Get a Life!: Labor Day 2008
This week before Labor Day is often the last chance people have to get away from work. With schools starting earlier in many locations, it may be a short vacation, but it provides a needed break.
The first observance of a Labor Day was a parade of 10,000 workers on Sept. 5, 1882, in New York City, organized by Peter J. McGuire, a Carpenters and Joiners Union secretary. By 1893, more than half of the states were observing a Labor Day of some sort. In 1894, Congress passed a bill to establish a federal holiday, designating the first Monday in September as Labor Day.
Today, there are some 154.5 million people 16 and older in the nation’s labor force, including 82.6 million men and 71.9 million women. More than two million of them labor for the federal government.
Some 82 percent of full-time workers are covered by health insurance and 77 percent receive a paid vacation as one of their benefits. That's another sign that government workers, who are offered both health insurance and paid vacation among other benefits, have it pretty good.

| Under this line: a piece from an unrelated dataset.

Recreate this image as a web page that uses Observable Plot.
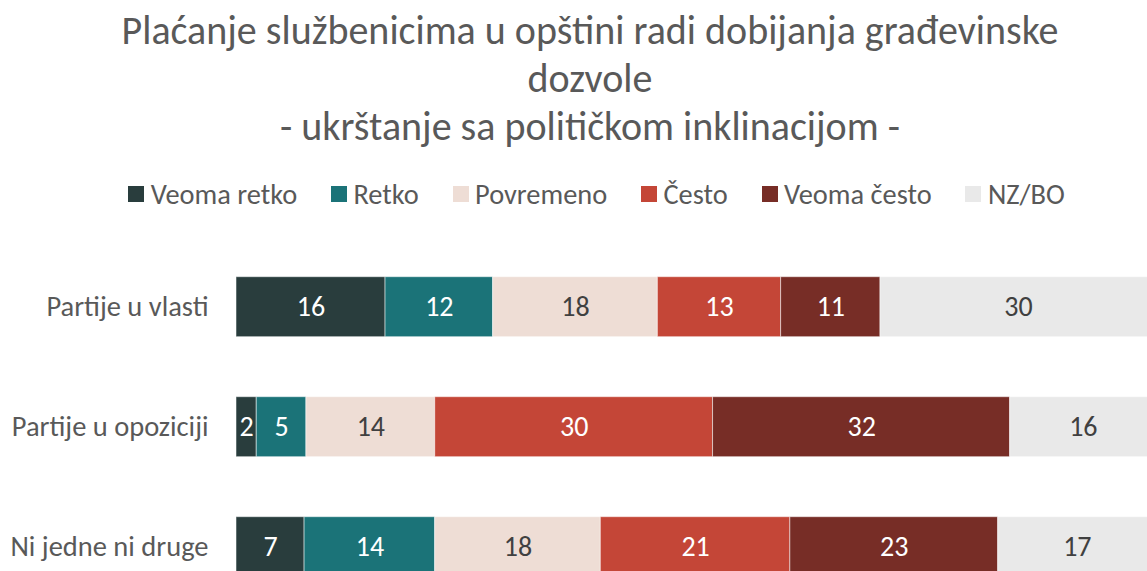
<!DOCTYPE html>
<html>
<head>
<meta charset="utf-8">
<script src="https://cdn.jsdelivr.net/npm/d3@7"></script>
<script src="https://cdn.jsdelivr.net/npm/@observablehq/plot@0.6"></script>
<style>
  html, body { margin: 0; padding: 0; background: #fff; overflow: hidden; }
  body { width: 1147px; height: 571px; position: relative; font-family: Carlito, Lato, sans-serif; }
  #header { position: relative; height: 210px; width: 1147px; }
  #title { position: absolute; left: 0; top: 7px; width: 1180px; text-align: center;
           font-size: 40px; line-height: 48px; color: #595959; }
  #legend { position: absolute; left: 0; top: 180.5px; width: 1193px; display: flex; justify-content: center;
            gap: 33.8px; font-size: 28.4px; line-height: 28px; color: #595959; white-space: nowrap; }
  #legend .item { display: inline-block; }
  #legend .sw { display: inline-block; width: 16px; height: 16px; margin-right: 6.5px; margin-bottom: 1.7px; vertical-align: baseline; }
  #chart { width: 1200px; }
  #chart svg { display: block; overflow: visible; max-width: none; }
</style>
</head>
<body>
<div id="header">
  <div id="title">Plaćanje službenicima u opštini radi dobijanja građevinske<br>dozvole<br>- ukrštanje sa političkom inklinacijom -</div>
  <div id="legend"></div>
</div>
<div id="chart"></div>
<script>
// Categories (rows)
const groups = ["Partije u vlasti", "Partije u opoziciji", "Ni jedne ni druge"];
// Answer options (series)
const answers = ["Veoma retko", "Retko", "Povremeno", "Često", "Veoma često", "NZ/BO"];
const colors = ["#293d3d", "#1b7378", "#eeddd5", "#c44637", "#772d26", "#e9e9e9"];
// Series values (percent)
const partijeUVlasti = [16.2, 11.7, 17.9, 13.4, 10.8, 30.0];
const partijeUOpoziciji = [2.2, 5.4, 14.0, 30.2, 32.3, 15.9];
const niJedneNiDruge = [7.4, 14.2, 18.0, 20.6, 22.6, 17.2];
const darkAnswers = new Set(["Veoma retko", "Retko", "Često", "Veoma često"]);

const series = [partijeUVlasti, partijeUOpoziciji, niJedneNiDruge];
const data = [];
groups.forEach((g, gi) => answers.forEach((a, ai) => data.push({group: g, answer: a, value: series[gi][ai]})));

// Legend
const legend = document.getElementById("legend");
answers.forEach((a, i) => {
  const it = document.createElement("span");
  it.className = "item";
  const sw = document.createElement("span");
  sw.className = "sw";
  sw.style.background = colors[i];
  it.appendChild(sw);
  it.appendChild(document.createTextNode(a));
  legend.appendChild(it);
});

const marginTop = 6.7;
const step = 120;
const chart = Plot.plot({
  width: 1156,
  height: marginTop + step * 3.5,
  marginTop: marginTop,
  marginBottom: 0,
  marginLeft: 236,
  marginRight: 0,
  style: {fontFamily: "Carlito, Lato, sans-serif", background: "transparent", overflow: "visible", maxWidth: "none"},
  x: {domain: [0, 100], axis: null},
  y: {domain: groups, padding: 0.5, round: false, axis: null},
  color: {domain: answers, range: colors},
  marks: [
    Plot.barX(data, Plot.stackX({x: "value", y: "group", fill: "answer", stroke: "#ffffff", strokeWidth: 1, strokeOpacity: 0.5})),
    Plot.text(data, Plot.stackX({x: "value", y: "group",
      text: d => darkAnswers.has(d.answer) ? String(Math.round(d.value)) : "",
      fill: "#ffffff", fontSize: 28})),
    Plot.text(data, Plot.stackX({x: "value", y: "group",
      text: d => darkAnswers.has(d.answer) ? "" : String(Math.round(d.value)),
      fill: "#404040", fontSize: 28})),
    Plot.axisY({tickSize: 0, tickPadding: 28, fontSize: 28.5, fill: "#595959", label: null})
  ]
});
document.getElementById("chart").appendChild(chart);
</script>
</body>
</html>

Forecasters expect the labor force to grow in technology jobs at a faster rate than in any other occupation. The upcoming Statistical Abstract of the United States: 2009, Table 598 projects a 53 percent growth between 2006 and 2016 in the number of network systems and data communication analysts.
This Labor Day, while recognizing the contributions of a productive work force, take some time to enjoy the break!